[Set problem]: What lines of the data hold the string "matplotlib"? Pull each one out.

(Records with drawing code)
☆ ☆ ☆ ☆ ☆ ☆ ☆

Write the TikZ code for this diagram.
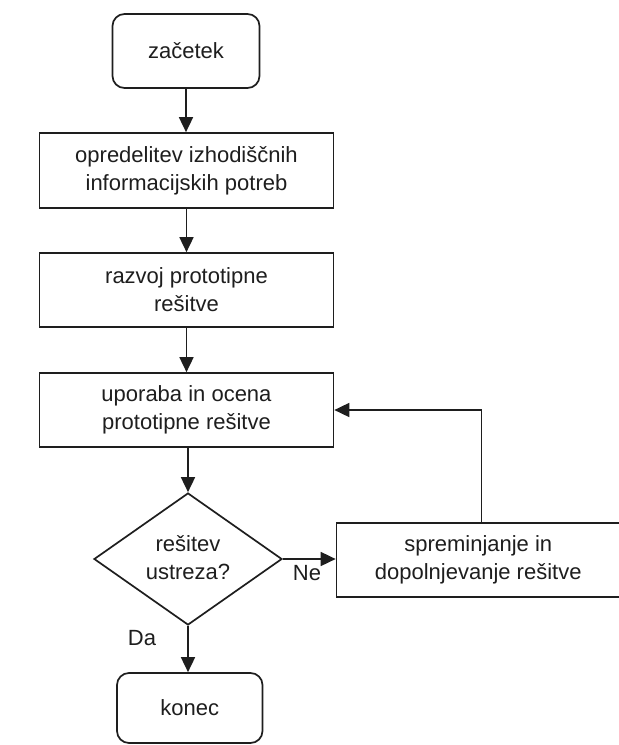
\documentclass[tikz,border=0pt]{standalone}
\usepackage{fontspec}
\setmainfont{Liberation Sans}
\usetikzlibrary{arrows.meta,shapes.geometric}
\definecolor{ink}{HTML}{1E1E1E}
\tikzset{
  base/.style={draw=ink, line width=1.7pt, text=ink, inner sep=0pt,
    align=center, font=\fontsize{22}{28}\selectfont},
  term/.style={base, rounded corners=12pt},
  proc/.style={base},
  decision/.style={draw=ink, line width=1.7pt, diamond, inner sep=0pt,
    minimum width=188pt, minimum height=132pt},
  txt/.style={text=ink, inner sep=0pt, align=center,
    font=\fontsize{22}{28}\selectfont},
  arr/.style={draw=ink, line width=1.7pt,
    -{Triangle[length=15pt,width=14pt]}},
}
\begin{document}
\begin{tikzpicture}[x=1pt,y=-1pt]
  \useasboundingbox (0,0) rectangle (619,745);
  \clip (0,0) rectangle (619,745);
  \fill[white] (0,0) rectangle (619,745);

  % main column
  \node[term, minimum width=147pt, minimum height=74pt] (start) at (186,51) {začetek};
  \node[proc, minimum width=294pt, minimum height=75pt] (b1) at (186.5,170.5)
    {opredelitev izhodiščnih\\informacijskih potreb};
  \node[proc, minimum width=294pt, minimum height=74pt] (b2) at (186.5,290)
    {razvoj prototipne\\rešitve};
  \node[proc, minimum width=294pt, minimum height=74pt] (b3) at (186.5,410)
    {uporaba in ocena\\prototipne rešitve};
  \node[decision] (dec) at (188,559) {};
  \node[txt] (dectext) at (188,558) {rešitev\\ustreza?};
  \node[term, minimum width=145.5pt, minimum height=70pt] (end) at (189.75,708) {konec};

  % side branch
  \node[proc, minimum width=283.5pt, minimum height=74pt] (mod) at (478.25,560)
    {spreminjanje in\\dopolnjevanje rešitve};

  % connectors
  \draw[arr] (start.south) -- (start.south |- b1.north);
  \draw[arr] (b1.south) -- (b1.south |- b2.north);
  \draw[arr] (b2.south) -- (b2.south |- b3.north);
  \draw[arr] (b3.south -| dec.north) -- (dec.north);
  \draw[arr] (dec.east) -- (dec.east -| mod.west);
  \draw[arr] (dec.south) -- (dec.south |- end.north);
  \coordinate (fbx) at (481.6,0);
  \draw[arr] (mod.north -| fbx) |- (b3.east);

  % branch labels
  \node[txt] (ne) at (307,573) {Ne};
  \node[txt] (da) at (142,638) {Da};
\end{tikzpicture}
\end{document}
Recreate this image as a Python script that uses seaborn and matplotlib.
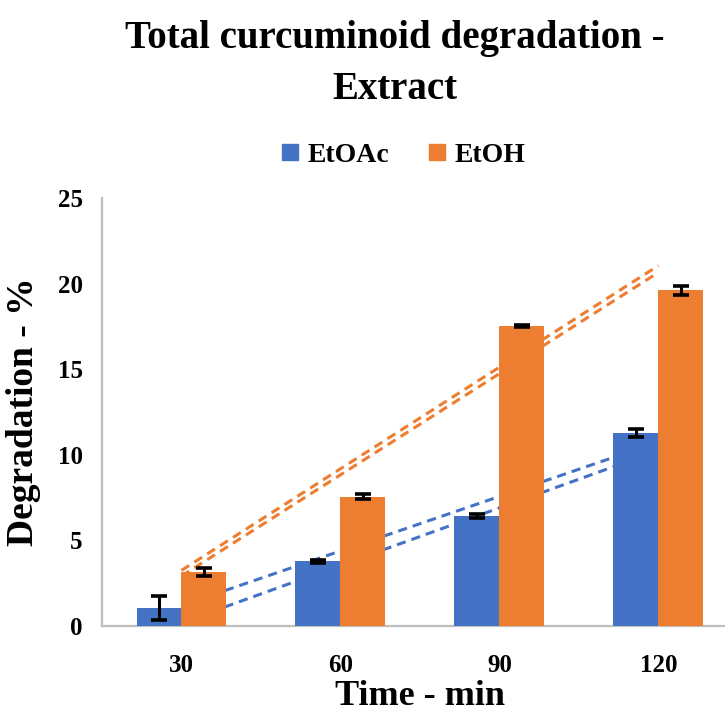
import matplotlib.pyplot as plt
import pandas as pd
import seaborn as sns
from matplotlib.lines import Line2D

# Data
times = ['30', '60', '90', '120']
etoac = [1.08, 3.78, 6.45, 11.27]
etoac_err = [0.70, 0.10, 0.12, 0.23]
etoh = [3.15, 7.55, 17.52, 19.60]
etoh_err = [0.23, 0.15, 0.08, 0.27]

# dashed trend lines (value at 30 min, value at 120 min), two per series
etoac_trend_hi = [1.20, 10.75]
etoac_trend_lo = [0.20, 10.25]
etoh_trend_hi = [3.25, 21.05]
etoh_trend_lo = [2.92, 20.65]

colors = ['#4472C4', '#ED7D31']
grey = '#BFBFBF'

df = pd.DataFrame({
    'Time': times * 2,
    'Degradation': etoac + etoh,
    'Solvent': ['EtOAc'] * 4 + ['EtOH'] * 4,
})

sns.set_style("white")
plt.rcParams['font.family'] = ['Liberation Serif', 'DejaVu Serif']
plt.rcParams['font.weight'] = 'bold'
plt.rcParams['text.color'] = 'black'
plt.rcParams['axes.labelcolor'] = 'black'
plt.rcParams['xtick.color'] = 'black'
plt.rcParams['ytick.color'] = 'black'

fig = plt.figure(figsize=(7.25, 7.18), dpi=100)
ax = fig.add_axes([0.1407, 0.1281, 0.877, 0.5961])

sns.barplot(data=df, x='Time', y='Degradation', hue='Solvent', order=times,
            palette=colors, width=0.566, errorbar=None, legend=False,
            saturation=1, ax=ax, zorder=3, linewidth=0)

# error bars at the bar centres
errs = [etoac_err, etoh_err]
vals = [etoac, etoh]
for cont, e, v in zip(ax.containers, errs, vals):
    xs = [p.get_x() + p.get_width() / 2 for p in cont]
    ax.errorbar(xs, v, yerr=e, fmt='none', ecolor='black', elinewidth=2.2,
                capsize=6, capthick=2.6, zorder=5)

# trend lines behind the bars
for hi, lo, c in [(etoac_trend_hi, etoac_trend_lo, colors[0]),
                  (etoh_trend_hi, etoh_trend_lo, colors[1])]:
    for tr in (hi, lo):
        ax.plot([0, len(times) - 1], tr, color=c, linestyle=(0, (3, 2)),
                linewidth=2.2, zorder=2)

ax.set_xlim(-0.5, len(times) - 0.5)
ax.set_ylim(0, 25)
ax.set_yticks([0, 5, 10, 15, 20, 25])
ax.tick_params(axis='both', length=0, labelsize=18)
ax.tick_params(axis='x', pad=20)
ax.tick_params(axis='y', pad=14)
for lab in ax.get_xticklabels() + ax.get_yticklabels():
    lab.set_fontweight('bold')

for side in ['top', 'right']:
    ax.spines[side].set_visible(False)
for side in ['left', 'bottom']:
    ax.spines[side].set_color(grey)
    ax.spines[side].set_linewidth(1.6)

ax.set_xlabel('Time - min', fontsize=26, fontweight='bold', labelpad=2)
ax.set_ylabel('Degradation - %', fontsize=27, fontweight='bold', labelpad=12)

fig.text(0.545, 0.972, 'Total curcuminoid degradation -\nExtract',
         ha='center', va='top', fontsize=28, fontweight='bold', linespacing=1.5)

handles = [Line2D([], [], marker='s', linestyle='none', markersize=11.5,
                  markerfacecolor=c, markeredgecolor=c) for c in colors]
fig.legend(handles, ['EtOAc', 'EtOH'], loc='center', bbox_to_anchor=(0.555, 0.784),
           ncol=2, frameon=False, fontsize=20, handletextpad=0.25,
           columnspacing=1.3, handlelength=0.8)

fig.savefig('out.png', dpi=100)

☆ ☆ ☆ ☆ ☆ ☆ ☆

[Answer to the problem]:
Recreate this image as a Python script that uses seaborn and matplotlib.
import matplotlib.pyplot as plt
from matplotlib.lines import Line2D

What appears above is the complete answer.